In 1951, the Richfield Spring Mercury ran the following:

Bravely doing his bit to combat the high cost of meat, the manager of the New Jersey Bell Telephone Company’s cafeteria recently listed on the menu “pot roast of whale-prize beef of the deep.”… It was an experimental project, resulting in varied reactions to the finny fare, even though it was “on the house” Some said it tasted like fish, though the whale is a mammal. The overall reaction, however, was good enough to warrant a return of the mammal delicacy on a “pay-as-you-go” basis.

Sixty years later, whales rarely, if ever, enter our cafeterias or our culinary consciousness. The prevailing approach to the charismatic megafauna plays out in the cat-and-mouse game (with its own sensationalist reality TV show) between whaling ships and environmentalists in the waters around Antarctica.
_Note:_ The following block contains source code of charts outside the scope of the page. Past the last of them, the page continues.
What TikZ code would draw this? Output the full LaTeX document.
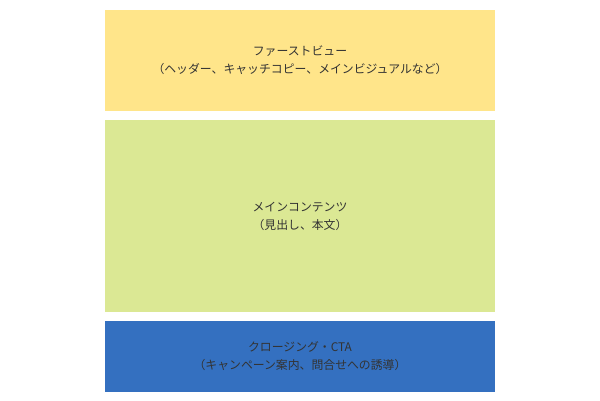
\documentclass[tikz,border=0pt]{standalone}
\usepackage{fontspec}
\setmainfont{Noto Sans CJK JP}
\definecolor{fvyellow}{HTML}{FFE58A}
\definecolor{mcgreen}{HTML}{DBE894}
\definecolor{ctablue}{HTML}{3470C0}
\definecolor{labelgray}{HTML}{333333}
\tikzset{
 section/.style={rectangle, inner sep=0pt, minimum width=390bp, align=center,
  text=labelgray, font=\fontsize{11.9}{18}\selectfont}
}
\begin{document}
\begin{tikzpicture}[x=1bp,y=-1bp]
 \useasboundingbox (0,0) rectangle (600,400);

 \node[section, fill=fvyellow, minimum height=101bp] (firstview) at (300,60.25)
  {ファーストビュー\\（ヘッダー、キャッチコピー、メインビジュアルなど）};
 \node[section, fill=mcgreen, minimum height=192bp] (main) at (300,216)
  {メインコンテンツ\\（見出し、本文）};
 \node[section, fill=ctablue, minimum height=71bp] (closing) at (300,356.5)
  {クロージング・CTA\\（キャンペーン案内、問合せへの誘導）};
\end{tikzpicture}
\end{document}
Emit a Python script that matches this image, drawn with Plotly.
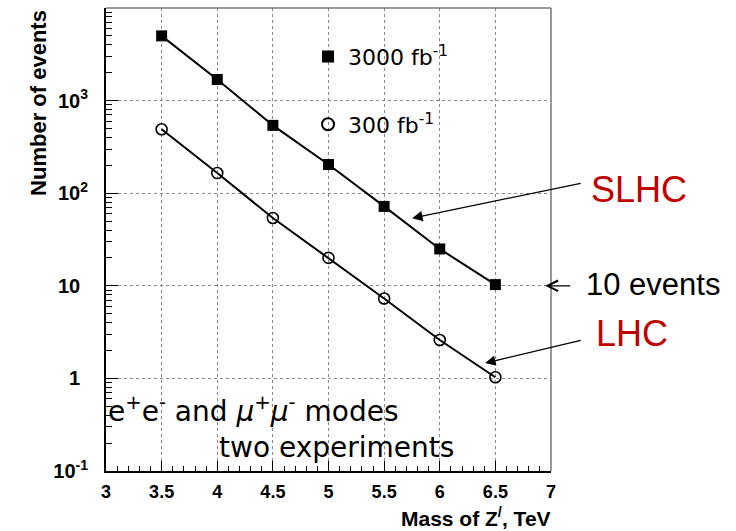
import plotly.graph_objects as go

mass = [3.5, 4.0, 4.5, 5.0, 5.5, 6.0, 6.5]
events_3000 = [5000, 1690, 540, 204, 72, 25, 10.3]
events_300 = [490, 165, 54, 20, 7.3, 2.6, 1.03]
ytick_vals = [0.1, 1, 10, 100, 1000]
ytick_text = ["10<sup>-1</sup>", "1<sup>\u2007</sup>", "10<sup>\u2007</sup>", "10<sup>2</sup>", "10<sup>3</sup>"]
xtick_vals = [3, 3.5, 4, 4.5, 5, 5.5, 6, 6.5, 7]

fig = go.Figure()
fig.add_trace(go.Scatter(
    x=mass, y=events_3000, mode="lines+markers", showlegend=False,
    line=dict(color="black", width=2),
    marker=dict(symbol="square", size=11, color="black")))
fig.add_trace(go.Scatter(
    x=mass, y=events_300, mode="lines+markers", showlegend=False,
    line=dict(color="black", width=2),
    marker=dict(symbol="circle-open", size=11, color="black", line=dict(width=1.6))))
# legend entries (markers only)
fig.add_trace(go.Scatter(x=[None], y=[None], mode="markers", name="3000 fb<sup>-1</sup>",
                         marker=dict(symbol="square", size=11, color="black"), legendgroup="a"))
fig.add_trace(go.Scatter(x=[None], y=[None], mode="markers", name="300 fb<sup>-1</sup>",
                         marker=dict(symbol="circle-open", size=11, color="black", line=dict(width=1.6)),
                         legendgroup="b"))

fig.update_layout(
    width=736, height=531, autosize=False,
    margin=dict(l=106, r=185, t=8, b=60),
    plot_bgcolor="white", paper_bgcolor="white",
    font=dict(family="Liberation Sans", color="black"),
    showlegend=True,
    legend=dict(x=0.454, y=0.94, xanchor="left", yanchor="top",
                bgcolor="rgba(0,0,0,0)", tracegroupgap=36,
                font=dict(family="DejaVu Sans", size=22, color="black"),
                itemsizing="constant"),
    xaxis=dict(range=[3, 7], tickvals=xtick_vals, automargin=False,
               ticks="inside", ticklen=10, tickwidth=1, tickcolor="black",
               showgrid=True, gridcolor="#888", griddash="dot", gridwidth=1,
               showline=True, linecolor="black", linewidth=2, mirror=False,
               tickfont=dict(size=18, weight="bold"),
               ticklabelstandoff=3,
               minor=dict(dtick=0.1, ticks="inside", ticklen=5, tickcolor="black", showgrid=False),
               zeroline=False),
    yaxis=dict(type="log", range=[-1, 4], tickvals=ytick_vals, ticktext=ytick_text,
               automargin=False,
               ticks="inside", ticklen=12, tickwidth=1, tickcolor="black",
               showgrid=True, gridcolor="#888", griddash="dot", gridwidth=1,
               showline=True, linecolor="black", linewidth=2,
               tickfont=dict(size=20, weight="bold"),
               ticklabelstandoff=12,
               minor=dict(dtick="D1", ticks="inside", ticklen=6, tickcolor="black", showgrid=False),
               zeroline=False),
)

# top & right frame (grey)
fig.add_shape(type="line", xref="paper", yref="paper", x0=0, x1=1, y0=1, y1=1,
              line=dict(color="#777", width=1.5))
fig.add_shape(type="line", xref="paper", yref="paper", x0=1, x1=1, y0=0, y1=1,
              line=dict(color="#777", width=1.5))

# axis titles
fig.add_annotation(text="<b>Number of events</b>", xref="paper", yref="paper",
                   x=-0.153, y=1.0, xanchor="center", yanchor="top", textangle=-90,
                   showarrow=False, font=dict(size=22, family="Liberation Sans"))
fig.add_annotation(text="<b>Mass of Z<sup>/</sup>, TeV</b>", xref="paper", yref="paper",
                   x=1.005, y=-0.099, xanchor="right", yanchor="middle",
                   showarrow=False, font=dict(size=21, family="Liberation Sans"))

# inner text
fig.add_annotation(text="e<sup>+</sup>e<sup>-</sup> and <i>μ</i><sup>+</sup><i>μ</i><sup>-</sup> modes",
                   x=0.0, y=0.132, xref="x domain", yref="y domain",
                   xanchor="left", yanchor="middle",
                   showarrow=False, font=dict(size=28, family="DejaVu Sans"))
fig.add_annotation(text="two experiments", x=0.25, y=0.05, xref="x domain", yref="y domain",
                   xanchor="left", yanchor="middle",
                   showarrow=False, font=dict(size=28, family="DejaVu Sans"))

# outside labels with arrows
fig.add_annotation(text="SLHC", xref="paper", yref="paper", x=1.085, y=0.607,
                   xanchor="left", yanchor="middle", showarrow=False,
                   font=dict(size=36, color="#c00000", family="Liberation Sans"))
fig.add_annotation(text="10 events", xref="paper", yref="paper", x=1.074, y=0.402,
                   xanchor="left", yanchor="middle", showarrow=False,
                   font=dict(size=31, color="black", family="Liberation Sans"))
fig.add_annotation(text="LHC", xref="paper", yref="paper", x=1.097, y=0.298,
                   xanchor="left", yanchor="middle", showarrow=False,
                   font=dict(size=36, color="#c00000", family="Liberation Sans"))

arrow_kw = dict(xref="x domain", yref="y domain", axref="x domain", ayref="y domain",
                text="", showarrow=True, arrowcolor="black", arrowwidth=1.3)
fig.add_annotation(x=0.688, y=0.546, ax=1.07, ay=0.622, arrowhead=2, arrowsize=1.6, **arrow_kw)
fig.add_annotation(x=0.987, y=0.40, ax=1.047, ay=0.40, arrowhead=5, arrowsize=1.6, **arrow_kw)
fig.add_annotation(x=0.852, y=0.233, ax=1.07, ay=0.283, arrowhead=2, arrowsize=1.6, **arrow_kw)

fig.write_html("out.html", config={"displayModeBar": False},
               post_script="document.body.style.margin='0';")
We tend to see whales as symbols of conservation, and sometimes even symbols of conservation’s excesses.

A temporary worldwide moratorium on commercial whaling went into effect in 1986, but given its exceptions and loopholes, more whales are being killed annually than before the ban. Something is awry. If the efforts of whale huggers worldwide aren’t working, then could markets be the solution? Three American scientists recently resurrected an idea first floated by ecologist C.W. Clark in 1982 to save the whales by setting a price on their heads. The article appeared in the journal Nature. Much like carbon credits, conservationists could buy whale quotas, pocket the credit, and save as many whales as money could buy. A minke might fetch $13,000, whereas fin whales might be priced at $85,000.

It’s an intriguing proposal—one that made me wonder if we’d soon be eating whale again. Well, barring the unforeseen and unlikely overturn of the federal Marine Mammal Protection Act, don’t expect to see whale margarine or “beef of the deep” making a comeback.

Here’s where D. Graham Burnett, the author of an epic history on cetacean science called The Sounding of the Whale comes in. With the help of artist Keil Borrman, he’d like to give you a taste of the taboo flesh—or rather a reproduction of the flavor and texture taste of whale meat. On Saturday, he’s planning to serve an elk carpaccio infused with jojoba oil essences (a botanical alternative to spermaceti oil), a pan-fried pork belly served with jellied crustacean court-bouillon and a lightly smoked ham prosciutto, served in linen. So it’s not exactly whale.

“We want to sensitize people to the quirkiness of the different possible relations one can have with these animals,” Burnett told me. “Nineteenth century whale men had certain kinds of intense intimate relationship with their quarry—in part based on food. They not infrequently ate from the carcasses whales they killed. They cut them up right there.”

We no longer experience those tastes and senses. They’ve long been cut off from the modern cafeteria—perhaps for good reason—but the playful provocation does raise the question of what it really means to know these animals.

D. Graham Burnett’s book launch and “whale” meat tasting will be held on January 28 in Brooklyn.